[Data entries]
######
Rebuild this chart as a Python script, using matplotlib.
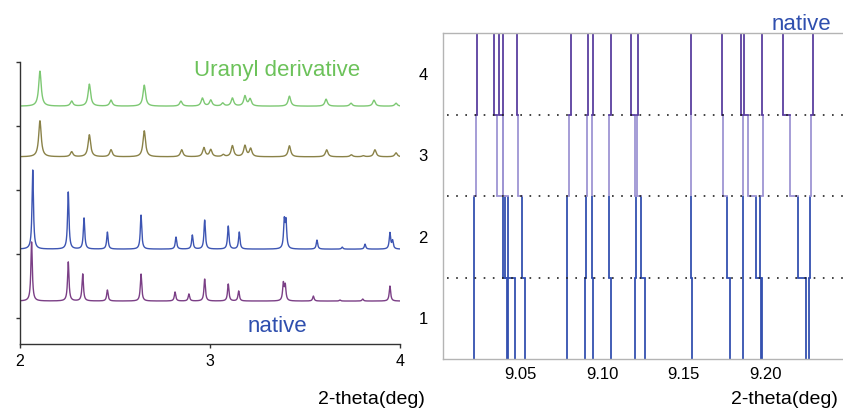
import numpy as np
import matplotlib.pyplot as plt

plt.rcParams['font.family'] = ['Liberation Sans', 'DejaVu Sans']

# ---- left panel: powder patterns (peak 2-theta, peak height in counts) ----
uranyl_pos = [2.105, 2.272, 2.365, 2.479, 2.654, 2.847, 2.960, 3.004, 3.067,
              3.118, 3.184, 3.211, 3.418, 3.611, 3.742, 3.863, 3.979]
uranyl_h = [35, 5, 22, 6, 21, 5, 8, 6, 3, 8, 10, 7, 10, 7, 3, 6, 3]

olive_pos = [2.105, 2.272, 2.365, 2.479, 2.654, 2.851, 2.968, 3.004, 3.070,
             3.118, 3.184, 3.214, 3.418, 3.614, 3.744, 3.807, 3.868, 3.979]
olive_h = [36, 5, 22, 7, 26, 7, 9, 7, 2, 11, 11, 8, 11, 7, 2, 1, 7, 4]

blue_pos = [2.067, 2.254, 2.337, 2.460, 2.637, 2.821, 2.907, 2.972, 3.096,
            3.154, 3.391, 3.400, 3.563, 3.696, 3.816, 3.947, 3.961]
blue_h = [79, 57, 31, 17, 34, 12, 14, 29, 23, 17, 27, 26, 9, 2, 5, 16, 8]

native_pos = [2.061, 2.254, 2.330, 2.460, 2.637, 2.816, 2.889, 2.972, 3.096,
              3.151, 3.386, 3.396, 3.544, 3.684, 3.804, 3.947]
native_h = [59, 39, 27, 11, 27, 9, 7, 22, 17, 10, 17, 15, 5, 1, 2, 15]

# ---- right panel: peak positions per row (rows 1..4), one entry per track ----
row1 = [9.0216, 9.0415, 9.0426, 9.0468, 9.0527, 9.0786, 9.0893, 9.0945, 9.1054,
        9.1201, 9.1264, 9.1552, 9.1783, 9.1861, 9.1971, 9.1981, 9.2247, 9.2269]
row2 = [9.0216, 9.0395, 9.0407, 9.0425, 9.0507, 9.0786, 9.0901, 9.0936, 9.1044,
        9.1207, 9.1235, 9.1542, 9.1762, 9.1861, 9.1942, 9.1967, 9.2202, 9.2273]
row3 = [9.0225, 9.0357, 9.0394, 9.0394, 9.0486, 9.0795, 9.0905, 9.0936, 9.1044,
        9.1201, 9.1213, 9.1542, 9.1742, 9.1861, 9.1892, 9.1983, 9.2151, 9.2279]
row4 = [9.0235, 9.0337, 9.0368, 9.0394, 9.0476, 9.0807, 9.0911, 9.0945, 9.1054,
        9.1175, 9.1221, 9.1544, 9.1734, 9.1851, 9.1869, 9.1981, 9.2110, 9.2292]
row_labels = ['1', '2', '3', '4']
x_ticks = [9.05, 9.10, 9.15, 9.20]


def pattern(x, pos, h, w):
    y = np.zeros_like(x)
    for p, a in zip(pos, h):
        y += a / (1 + ((x - p) / w) ** 2)
    return y


fig = plt.figure(figsize=(8.43, 4.08), dpi=100)

# left
ax1 = fig.add_axes([20 / 843, 64 / 408, 380 / 843, 282 / 408])
x = np.linspace(2, 4, 4000)
scale = 1 / 64.0
traces = [
    (uranyl_pos, uranyl_h, 0.008, 3.31, '#7dc873'),
    (olive_pos, olive_h, 0.008, 2.52, '#8a8248'),
    (blue_pos, blue_h, 0.0045, 1.08, '#3d55b3'),
    (native_pos, native_h, 0.0045, 0.27, '#7b3f86'),
]
for pos, h, w, off, col in traces:
    ax1.plot(x, off + pattern(x, pos, h, w) * scale, color=col, lw=1.0)

ax1.set_xlim(2, 4)
ax1.set_ylim(-0.4, 4.0)
ax1.set_xticks([2, 3, 4])
ax1.set_yticks([0, 1, 2, 3, 4])
ax1.set_yticklabels([])
ax1.spines['top'].set_visible(False)
ax1.spines['right'].set_visible(False)
for s in ('left', 'bottom'):
    ax1.spines[s].set_color('#333333')
    ax1.spines[s].set_linewidth(1.0)
ax1.tick_params(axis='both', direction='out', length=3, width=1.0,
                color='#333333', labelsize=11.5, pad=4)
ax1.text(3.353, 3.78, 'Uranyl derivative', color='#6cc25a', fontsize=16,
         ha='center', va='baseline')
ax1.text(3.353, -0.22, 'native', color='#2f4fae', fontsize=16,
         ha='center', va='baseline')

# right
ax2 = fig.add_axes([443 / 843, 49 / 408, 400 / 843, 326 / 408])
row_cols = ['#3450b0', '#3450b0', '#9e95d3', '#5b3f9f']
rows = [row1, row2, row3, row4]
for k, (r, col) in enumerate(zip(rows, row_cols)):
    ax2.vlines(r, k, k + 1, colors=col, lw=1.3)
    if k > 0:
        # small jog joining this row's track to the row below
        for xa, xb in zip(rows[k - 1], r):
            ax2.plot([xa, xb], [k, k], color=col, lw=1.3)
for k in (1, 2, 3):
    ax2.axhline(k, xmin=0.01, xmax=1, color='#222222', lw=1.2,
                linestyle=(0, (1, 4.5)))

ax2.set_xlim(9.0025, 9.2475)
ax2.set_ylim(0, 4)
ax2.set_xticks(x_ticks)
ax2.set_xticklabels(['%.2f' % t for t in x_ticks])
ax2.set_yticks([0.5, 1.5, 2.5, 3.5])
ax2.set_yticklabels(row_labels)
ax2.tick_params(axis='both', length=0, labelsize=12)
ax2.tick_params(axis='x', pad=6)
ax2.tick_params(axis='y', pad=11)
ax2.spines['right'].set_visible(False)
for s in ('left', 'top', 'bottom'):
    ax2.spines[s].set_color('#b4b4b4')
    ax2.spines[s].set_linewidth(1.0)
ax2.text(9.2218, 4.04, 'native', color='#2f4fae', fontsize=16,
         ha='center', va='baseline', clip_on=False)

fig.text(425 / 843, 4 / 408, '2-theta(deg)', fontsize=14, ha='right',
         va='baseline')
fig.text(838 / 843, 4 / 408, '2-theta(deg)', fontsize=14, ha='right',
         va='baseline')

fig.savefig('out.png', dpi=100)
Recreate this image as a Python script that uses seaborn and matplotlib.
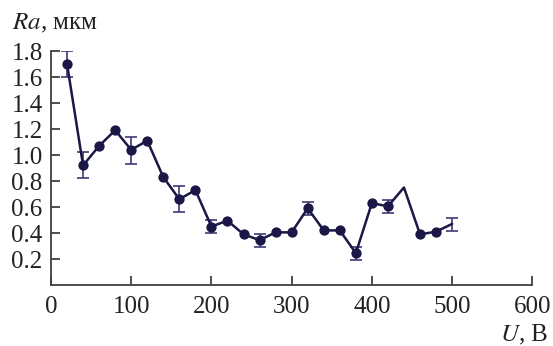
import numpy as np
import pandas as pd
import matplotlib
matplotlib.use('Agg')
import matplotlib.pyplot as plt
import seaborn as sns

# voltage, B
u = [20, 40, 60, 80, 100, 120, 140, 160, 180, 200, 220, 240, 260, 280, 300,
     320, 340, 360, 380, 400, 420, 440, 460, 480, 500]
# roughness Ra, mkm
ra = [1.70, 0.92, 1.07, 1.19, 1.04, 1.11, 0.83, 0.66, 0.73, 0.45, 0.495, 0.39, 0.345, 0.405, 0.405,
      0.59, 0.42, 0.42, 0.245, 0.63, 0.605, 0.75, 0.39, 0.41, 0.47]
# points drawn with a marker
has_marker = [1, 1, 1, 1, 1, 1, 1, 1, 1, 1, 1, 1, 1, 1, 1,
              1, 1, 1, 1, 1, 1, 0, 1, 1, 0]
# error bars
err_u = [20, 40, 100, 160, 200, 260, 320, 380, 420, 500]
err_ra = [1.70, 0.92, 1.035, 0.66, 0.45, 0.345, 0.59, 0.24, 0.605, 0.465]
err_d = [0.10, 0.10, 0.105, 0.10, 0.05, 0.05, 0.05, 0.05, 0.05, 0.05]

df = pd.DataFrame({'U': u, 'Ra': ra, 'm': has_marker})

sns.set_style('ticks')
plt.rcParams['font.family'] = ['Liberation Serif', 'DejaVu Serif']
plt.rcParams['mathtext.fontset'] = 'stix'

line_col = '#1b1747'
err_col = '#3e3a78'

fig = plt.figure(figsize=(5.53, 3.46), dpi=100)
ax = fig.add_axes([0.0922, 0.1763, 0.8704, 0.6763])

ax.errorbar(err_u, err_ra, yerr=err_d, fmt='none', ecolor=err_col,
            elinewidth=1.2, capsize=4, capthick=1.2, zorder=2)
sns.lineplot(data=df, x='U', y='Ra', color=line_col, linewidth=1.8, ax=ax, zorder=3)
sns.scatterplot(data=df[df['m'] == 1], x='U', y='Ra', color=line_col, s=55,
                edgecolor=line_col, linewidth=0, ax=ax, zorder=4)

ax.set_xlim(0, 600)
ax.set_ylim(0, 1.8)
ax.set_xticks([0, 100, 200, 300, 400, 500, 600])
ax.set_yticks([0.2, 0.4, 0.6, 0.8, 1.0, 1.2, 1.4, 1.6, 1.8])
ax.set_yticklabels(['0.2', '0.4', '0.6', '0.8', '1.0', '1.2', '1.4', '1.6', '1.8'])
ax.set_xlabel('')
ax.set_ylabel('')

for s in ['top', 'right']:
    ax.spines[s].set_visible(False)
for s in ['left', 'bottom']:
    ax.spines[s].set_color('#404040')
    ax.spines[s].set_linewidth(1.3)

ax.tick_params(axis='both', direction='in', length=6.5, width=1.3, color='#404040',
               labelsize=18, labelcolor='#222222')
ax.tick_params(axis='y', pad=6)
ax.tick_params(axis='x', pad=8)

fig.text(12 / 553, 1 - 29 / 346, r'$Ra$, мкм', fontsize=18, color='#222222',
         ha='left', va='baseline')
fig.text(548 / 553, 1 - 341 / 346, r'$U$, В', fontsize=18, color='#222222',
         ha='right', va='baseline')

fig.savefig('out.png', dpi=100)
######
Exercise instructions
Pictures excluded, repeat exactly the lines from the top of the material through the line with "x_ticks = [9.05, 9.10, 9.15, 9.20]", including both of those lines.

Finished answer
Rebuild this chart as a Python script, using matplotlib.
import numpy as np
import matplotlib.pyplot as plt

plt.rcParams['font.family'] = ['Liberation Sans', 'DejaVu Sans']

# ---- left panel: powder patterns (peak 2-theta, peak height in counts) ----
uranyl_pos = [2.105, 2.272, 2.365, 2.479, 2.654, 2.847, 2.960, 3.004, 3.067,
              3.118, 3.184, 3.211, 3.418, 3.611, 3.742, 3.863, 3.979]
uranyl_h = [35, 5, 22, 6, 21, 5, 8, 6, 3, 8, 10, 7, 10, 7, 3, 6, 3]

olive_pos = [2.105, 2.272, 2.365, 2.479, 2.654, 2.851, 2.968, 3.004, 3.070,
             3.118, 3.184, 3.214, 3.418, 3.614, 3.744, 3.807, 3.868, 3.979]
olive_h = [36, 5, 22, 7, 26, 7, 9, 7, 2, 11, 11, 8, 11, 7, 2, 1, 7, 4]

blue_pos = [2.067, 2.254, 2.337, 2.460, 2.637, 2.821, 2.907, 2.972, 3.096,
            3.154, 3.391, 3.400, 3.563, 3.696, 3.816, 3.947, 3.961]
blue_h = [79, 57, 31, 17, 34, 12, 14, 29, 23, 17, 27, 26, 9, 2, 5, 16, 8]

native_pos = [2.061, 2.254, 2.330, 2.460, 2.637, 2.816, 2.889, 2.972, 3.096,
              3.151, 3.386, 3.396, 3.544, 3.684, 3.804, 3.947]
native_h = [59, 39, 27, 11, 27, 9, 7, 22, 17, 10, 17, 15, 5, 1, 2, 15]

# ---- right panel: peak positions per row (rows 1..4), one entry per track ----
row1 = [9.0216, 9.0415, 9.0426, 9.0468, 9.0527, 9.0786, 9.0893, 9.0945, 9.1054,
        9.1201, 9.1264, 9.1552, 9.1783, 9.1861, 9.1971, 9.1981, 9.2247, 9.2269]
row2 = [9.0216, 9.0395, 9.0407, 9.0425, 9.0507, 9.0786, 9.0901, 9.0936, 9.1044,
        9.1207, 9.1235, 9.1542, 9.1762, 9.1861, 9.1942, 9.1967, 9.2202, 9.2273]
row3 = [9.0225, 9.0357, 9.0394, 9.0394, 9.0486, 9.0795, 9.0905, 9.0936, 9.1044,
        9.1201, 9.1213, 9.1542, 9.1742, 9.1861, 9.1892, 9.1983, 9.2151, 9.2279]
row4 = [9.0235, 9.0337, 9.0368, 9.0394, 9.0476, 9.0807, 9.0911, 9.0945, 9.1054,
        9.1175, 9.1221, 9.1544, 9.1734, 9.1851, 9.1869, 9.1981, 9.2110, 9.2292]
row_labels = ['1', '2', '3', '4']
x_ticks = [9.05, 9.10, 9.15, 9.20]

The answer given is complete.